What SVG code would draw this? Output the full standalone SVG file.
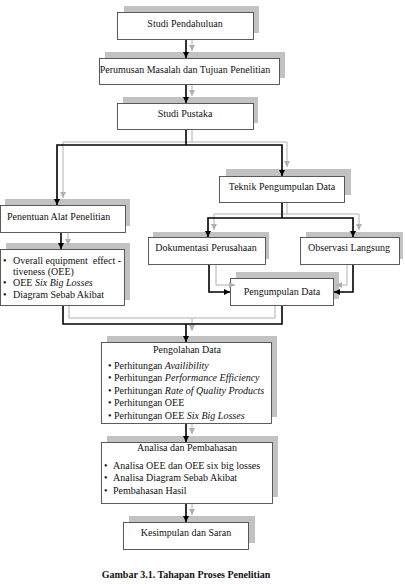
<svg xmlns="http://www.w3.org/2000/svg" width="405" height="584" viewBox="0 0 405 584">
<style>
  .sh{fill:#c2c2c2;stroke:none}
  .bx{fill:#ffffff;stroke:#4a4a4a;stroke-width:0.9}
  .t{font-family:"Liberation Serif","Times New Roman",serif;font-size:10px;fill:#111}
  .c{text-anchor:middle}
  .blk{fill:none;stroke:#000;stroke-width:1.6}
  .gry{fill:none;stroke:#b0b0b0;stroke-width:1}
  .cap{font-family:"Liberation Serif","Times New Roman",serif;font-size:10px;font-weight:bold;fill:#111;text-anchor:middle}
</style>
<defs>
  <marker id="ab" viewBox="0 0 10 10" refX="10" refY="5" markerWidth="4" markerHeight="4" markerUnits="strokeWidth" orient="auto">
    <path d="M0,0 L10,5 L0,10 Z" fill="#000"/>
  </marker>
  <marker id="ag" viewBox="0 0 10 10" refX="10" refY="5" markerWidth="6" markerHeight="6" markerUnits="strokeWidth" orient="auto">
    <path d="M0,0 L10,5 L0,10 Z" fill="#b0b0b0"/>
  </marker>
</defs>
<rect width="405" height="584" fill="#fff"/>

<g id="n1">
  <rect class="sh" x="124" y="6" width="135" height="27"/>
  <rect class="bx" x="117.5" y="12.5" width="136" height="27"/>
  <text class="t c" x="185" y="26.5">Studi Pendahuluan</text>
</g>
<g id="n2">
  <rect class="sh" x="105" y="52" width="180" height="26"/>
  <rect class="bx" x="99.5" y="58.5" width="180" height="26"/>
  <text class="t c" x="185" y="73">Perumusan Masalah dan Tujuan Penelitian</text>
</g>
<g id="n3">
  <rect class="sh" x="123" y="97" width="135" height="26"/>
  <rect class="bx" x="117.5" y="103.5" width="136" height="26"/>
  <text class="t c" x="185" y="117">Studi Pustaka</text>
</g>
<g id="n4">
  <rect class="sh" x="226" y="169" width="125" height="26"/>
  <rect class="bx" x="219.5" y="176.5" width="125" height="26"/>
  <text class="t c" x="282" y="189.5">Teknik Pengumpulan Data</text>
</g>
<g id="n5">
  <rect class="sh" x="5" y="199" width="125" height="27"/>
  <rect class="bx" x="0.5" y="205.5" width="125" height="27"/>
  <text class="t" x="7" y="219.5">Penentuan Alat Penelitian</text>
</g>
<g id="n6">
  <rect class="sh" x="6" y="243" width="124" height="57"/>
  <rect class="bx" x="0.5" y="249.5" width="124" height="56"/>
  <text class="t" x="3" y="263.5">•</text>
  <text class="t" x="13" y="263.5" xml:space="preserve">Overall equipment  effect -</text>
  <text class="t" x="13" y="274.5">tiveness (OEE)</text>
  <text class="t" x="3" y="286">•</text>
  <text class="t" x="13" y="286">OEE <tspan font-style="italic">Six Big Losses</tspan></text>
  <text class="t" x="3" y="297.5">•</text>
  <text class="t" x="13" y="297.5">Diagram Sebab Akibat</text>
</g>
<g id="n7">
  <rect class="sh" x="153" y="232" width="116" height="27"/>
  <rect class="bx" x="148.5" y="237.5" width="117" height="27"/>
  <text class="t c" x="206" y="251">Dokumentasi Perusahaan</text>
</g>
<g id="n8">
  <rect class="sh" x="306" y="232" width="97" height="27"/>
  <rect class="bx" x="300.5" y="237.5" width="99" height="27"/>
  <text class="t c" x="349" y="251">Observasi Langsung</text>
</g>
<g id="n9">
  <rect class="sh" x="236" y="272" width="103" height="27"/>
  <rect class="bx" x="230.5" y="278.5" width="103" height="27"/>
  <text class="t c" x="282" y="295">Pengumpulan Data</text>
</g>
<g id="n10">
  <rect class="sh" x="107" y="336" width="170" height="81"/>
  <rect class="bx" x="101.5" y="342.5" width="170" height="81"/>
  <text class="t c" x="187" y="353">Pengolahan Data</text>
  <text class="t" x="108" y="368.5">•</text>
  <text class="t" x="114" y="368.5">Perhitungan <tspan font-style="italic">Availibility</tspan></text>
  <text class="t" x="108" y="381">•</text>
  <text class="t" x="114" y="381">Perhitungan <tspan font-style="italic">Performance Efficiency</tspan></text>
  <text class="t" x="108" y="393.5">•</text>
  <text class="t" x="114" y="393.5">Perhitungan <tspan font-style="italic">Rate of Quality Products</tspan></text>
  <text class="t" x="108" y="405.5">•</text>
  <text class="t" x="114" y="405.5">Perhitungan OEE</text>
  <text class="t" x="108" y="419">•</text>
  <text class="t" x="114" y="419">Perhitungan OEE <tspan font-style="italic">Six Big Losses</tspan></text>
</g>
<g id="n11">
  <rect class="sh" x="107" y="436" width="171" height="61"/>
  <rect class="bx" x="101.5" y="442.5" width="171" height="61"/>
  <text class="t c" x="187" y="451">Analisa dan Pembahasan</text>
  <text class="t" x="104" y="469">•</text>
  <text class="t" x="113" y="469">Analisa OEE dan OEE six big losses</text>
  <text class="t" x="104" y="481">•</text>
  <text class="t" x="113" y="481">Analisa Diagram Sebab Akibat</text>
  <text class="t" x="104" y="493.5">•</text>
  <text class="t" x="113" y="493.5">Pembahasan Hasil</text>
</g>
<g id="n12">
  <rect class="sh" x="129" y="516" width="126" height="27"/>
  <rect class="bx" x="123.5" y="522.5" width="125" height="27"/>
  <text class="t c" x="186" y="536">Kesimpulan dan Saran</text>
</g>

<g id="connectors">
  <g>
    <path class="gry" d="M192,40 V51" marker-end="url(#ag)"/>
    <path class="gry" d="M192,85 V96" marker-end="url(#ag)"/>
    <path class="gry" d="M192,130 V142 H63 V198" marker-end="url(#ag)"/>
    <path class="gry" d="M192,142 H287 V167" marker-end="url(#ag)"/>
    <path class="gry" d="M68,233 V245" marker-end="url(#ag)"/>
    <path class="gry" d="M287,203 V214 H214 V230" marker-end="url(#ag)"/>
    <path class="gry" d="M287,214 H359 V230" marker-end="url(#ag)"/>
    <path class="gry" d="M216,265 V285 H235" marker-end="url(#ag)"/>
    <path class="gry" d="M347,265 V285 H336" marker-end="url(#ag)"/>
    <path class="gry" d="M69,306 V318 H275 V306"/>
    <path class="gry" d="M192,318 V331" marker-end="url(#ag)"/>
    <path class="gry" d="M192,424 V434" marker-end="url(#ag)"/>
    <path class="gry" d="M192,504 V515" marker-end="url(#ag)"/>
  </g>
  <g>
    <path class="blk" d="M186,40 V58" marker-end="url(#ab)"/>
    <path class="blk" d="M186,85 V103" marker-end="url(#ab)"/>
    <path class="blk" d="M186,130 V145"/>
    <path class="blk" d="M186,145 H57 V205" marker-end="url(#ab)"/>
    <path class="blk" d="M186,145 H282 V176" marker-end="url(#ab)"/>
    <path class="blk" d="M61,233 V249" marker-end="url(#ab)"/>
    <path class="blk" d="M282,203 V218"/>
    <path class="blk" d="M282,218 H208 V237" marker-end="url(#ab)"/>
    <path class="blk" d="M282,218 H353 V237" marker-end="url(#ab)"/>
    <path class="blk" d="M209,265 V292 H230" marker-end="url(#ab)"/>
    <path class="blk" d="M353,265 V292 H334" marker-end="url(#ab)"/>
    <path class="blk" d="M63,306 V324 H282 V306"/>
    <path class="blk" d="M186,324 V342" marker-end="url(#ab)"/>
    <path class="blk" d="M186,424 V442" marker-end="url(#ab)"/>
    <path class="blk" d="M186,504 V522" marker-end="url(#ab)"/>
  </g>
</g>

<text class="cap" x="186" y="578">Gambar 3.1. Tahapan Proses Penelitian</text>
</svg>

◇ ◇ ◇ ◇

*Instruction*:
Return the listing above in full and without alteration, excluding its pictures.

*Solution*:
What SVG code would draw this? Output the full standalone SVG file.
<svg xmlns="http://www.w3.org/2000/svg" width="405" height="584" viewBox="0 0 405 584">
<style>
  .sh{fill:#c2c2c2;stroke:none}
  .bx{fill:#ffffff;stroke:#4a4a4a;stroke-width:0.9}
  .t{font-family:"Liberation Serif","Times New Roman",serif;font-size:10px;fill:#111}
  .c{text-anchor:middle}
  .blk{fill:none;stroke:#000;stroke-width:1.6}
  .gry{fill:none;stroke:#b0b0b0;stroke-width:1}
  .cap{font-family:"Liberation Serif","Times New Roman",serif;font-size:10px;font-weight:bold;fill:#111;text-anchor:middle}
</style>
<defs>
  <marker id="ab" viewBox="0 0 10 10" refX="10" refY="5" markerWidth="4" markerHeight="4" markerUnits="strokeWidth" orient="auto">
    <path d="M0,0 L10,5 L0,10 Z" fill="#000"/>
  </marker>
  <marker id="ag" viewBox="0 0 10 10" refX="10" refY="5" markerWidth="6" markerHeight="6" markerUnits="strokeWidth" orient="auto">
    <path d="M0,0 L10,5 L0,10 Z" fill="#b0b0b0"/>
  </marker>
</defs>
<rect width="405" height="584" fill="#fff"/>

<g id="n1">
  <rect class="sh" x="124" y="6" width="135" height="27"/>
  <rect class="bx" x="117.5" y="12.5" width="136" height="27"/>
  <text class="t c" x="185" y="26.5">Studi Pendahuluan</text>
</g>
<g id="n2">
  <rect class="sh" x="105" y="52" width="180" height="26"/>
  <rect class="bx" x="99.5" y="58.5" width="180" height="26"/>
  <text class="t c" x="185" y="73">Perumusan Masalah dan Tujuan Penelitian</text>
</g>
<g id="n3">
  <rect class="sh" x="123" y="97" width="135" height="26"/>
  <rect class="bx" x="117.5" y="103.5" width="136" height="26"/>
  <text class="t c" x="185" y="117">Studi Pustaka</text>
</g>
<g id="n4">
  <rect class="sh" x="226" y="169" width="125" height="26"/>
  <rect class="bx" x="219.5" y="176.5" width="125" height="26"/>
  <text class="t c" x="282" y="189.5">Teknik Pengumpulan Data</text>
</g>
<g id="n5">
  <rect class="sh" x="5" y="199" width="125" height="27"/>
  <rect class="bx" x="0.5" y="205.5" width="125" height="27"/>
  <text class="t" x="7" y="219.5">Penentuan Alat Penelitian</text>
</g>
<g id="n6">
  <rect class="sh" x="6" y="243" width="124" height="57"/>
  <rect class="bx" x="0.5" y="249.5" width="124" height="56"/>
  <text class="t" x="3" y="263.5">•</text>
  <text class="t" x="13" y="263.5" xml:space="preserve">Overall equipment  effect -</text>
  <text class="t" x="13" y="274.5">tiveness (OEE)</text>
  <text class="t" x="3" y="286">•</text>
  <text class="t" x="13" y="286">OEE <tspan font-style="italic">Six Big Losses</tspan></text>
  <text class="t" x="3" y="297.5">•</text>
  <text class="t" x="13" y="297.5">Diagram Sebab Akibat</text>
</g>
<g id="n7">
  <rect class="sh" x="153" y="232" width="116" height="27"/>
  <rect class="bx" x="148.5" y="237.5" width="117" height="27"/>
  <text class="t c" x="206" y="251">Dokumentasi Perusahaan</text>
</g>
<g id="n8">
  <rect class="sh" x="306" y="232" width="97" height="27"/>
  <rect class="bx" x="300.5" y="237.5" width="99" height="27"/>
  <text class="t c" x="349" y="251">Observasi Langsung</text>
</g>
<g id="n9">
  <rect class="sh" x="236" y="272" width="103" height="27"/>
  <rect class="bx" x="230.5" y="278.5" width="103" height="27"/>
  <text class="t c" x="282" y="295">Pengumpulan Data</text>
</g>
<g id="n10">
  <rect class="sh" x="107" y="336" width="170" height="81"/>
  <rect class="bx" x="101.5" y="342.5" width="170" height="81"/>
  <text class="t c" x="187" y="353">Pengolahan Data</text>
  <text class="t" x="108" y="368.5">•</text>
  <text class="t" x="114" y="368.5">Perhitungan <tspan font-style="italic">Availibility</tspan></text>
  <text class="t" x="108" y="381">•</text>
  <text class="t" x="114" y="381">Perhitungan <tspan font-style="italic">Performance Efficiency</tspan></text>
  <text class="t" x="108" y="393.5">•</text>
  <text class="t" x="114" y="393.5">Perhitungan <tspan font-style="italic">Rate of Quality Products</tspan></text>
  <text class="t" x="108" y="405.5">•</text>
  <text class="t" x="114" y="405.5">Perhitungan OEE</text>
  <text class="t" x="108" y="419">•</text>
  <text class="t" x="114" y="419">Perhitungan OEE <tspan font-style="italic">Six Big Losses</tspan></text>
</g>
<g id="n11">
  <rect class="sh" x="107" y="436" width="171" height="61"/>
  <rect class="bx" x="101.5" y="442.5" width="171" height="61"/>
  <text class="t c" x="187" y="451">Analisa dan Pembahasan</text>
  <text class="t" x="104" y="469">•</text>
  <text class="t" x="113" y="469">Analisa OEE dan OEE six big losses</text>
  <text class="t" x="104" y="481">•</text>
  <text class="t" x="113" y="481">Analisa Diagram Sebab Akibat</text>
  <text class="t" x="104" y="493.5">•</text>
  <text class="t" x="113" y="493.5">Pembahasan Hasil</text>
</g>
<g id="n12">
  <rect class="sh" x="129" y="516" width="126" height="27"/>
  <rect class="bx" x="123.5" y="522.5" width="125" height="27"/>
  <text class="t c" x="186" y="536">Kesimpulan dan Saran</text>
</g>

<g id="connectors">
  <g>
    <path class="gry" d="M192,40 V51" marker-end="url(#ag)"/>
    <path class="gry" d="M192,85 V96" marker-end="url(#ag)"/>
    <path class="gry" d="M192,130 V142 H63 V198" marker-end="url(#ag)"/>
    <path class="gry" d="M192,142 H287 V167" marker-end="url(#ag)"/>
    <path class="gry" d="M68,233 V245" marker-end="url(#ag)"/>
    <path class="gry" d="M287,203 V214 H214 V230" marker-end="url(#ag)"/>
    <path class="gry" d="M287,214 H359 V230" marker-end="url(#ag)"/>
    <path class="gry" d="M216,265 V285 H235" marker-end="url(#ag)"/>
    <path class="gry" d="M347,265 V285 H336" marker-end="url(#ag)"/>
    <path class="gry" d="M69,306 V318 H275 V306"/>
    <path class="gry" d="M192,318 V331" marker-end="url(#ag)"/>
    <path class="gry" d="M192,424 V434" marker-end="url(#ag)"/>
    <path class="gry" d="M192,504 V515" marker-end="url(#ag)"/>
  </g>
  <g>
    <path class="blk" d="M186,40 V58" marker-end="url(#ab)"/>
    <path class="blk" d="M186,85 V103" marker-end="url(#ab)"/>
    <path class="blk" d="M186,130 V145"/>
    <path class="blk" d="M186,145 H57 V205" marker-end="url(#ab)"/>
    <path class="blk" d="M186,145 H282 V176" marker-end="url(#ab)"/>
    <path class="blk" d="M61,233 V249" marker-end="url(#ab)"/>
    <path class="blk" d="M282,203 V218"/>
    <path class="blk" d="M282,218 H208 V237" marker-end="url(#ab)"/>
    <path class="blk" d="M282,218 H353 V237" marker-end="url(#ab)"/>
    <path class="blk" d="M209,265 V292 H230" marker-end="url(#ab)"/>
    <path class="blk" d="M353,265 V292 H334" marker-end="url(#ab)"/>
    <path class="blk" d="M63,306 V324 H282 V306"/>
    <path class="blk" d="M186,324 V342" marker-end="url(#ab)"/>
    <path class="blk" d="M186,424 V442" marker-end="url(#ab)"/>
    <path class="blk" d="M186,504 V522" marker-end="url(#ab)"/>
  </g>
</g>

<text class="cap" x="186" y="578">Gambar 3.1. Tahapan Proses Penelitian</text>
</svg>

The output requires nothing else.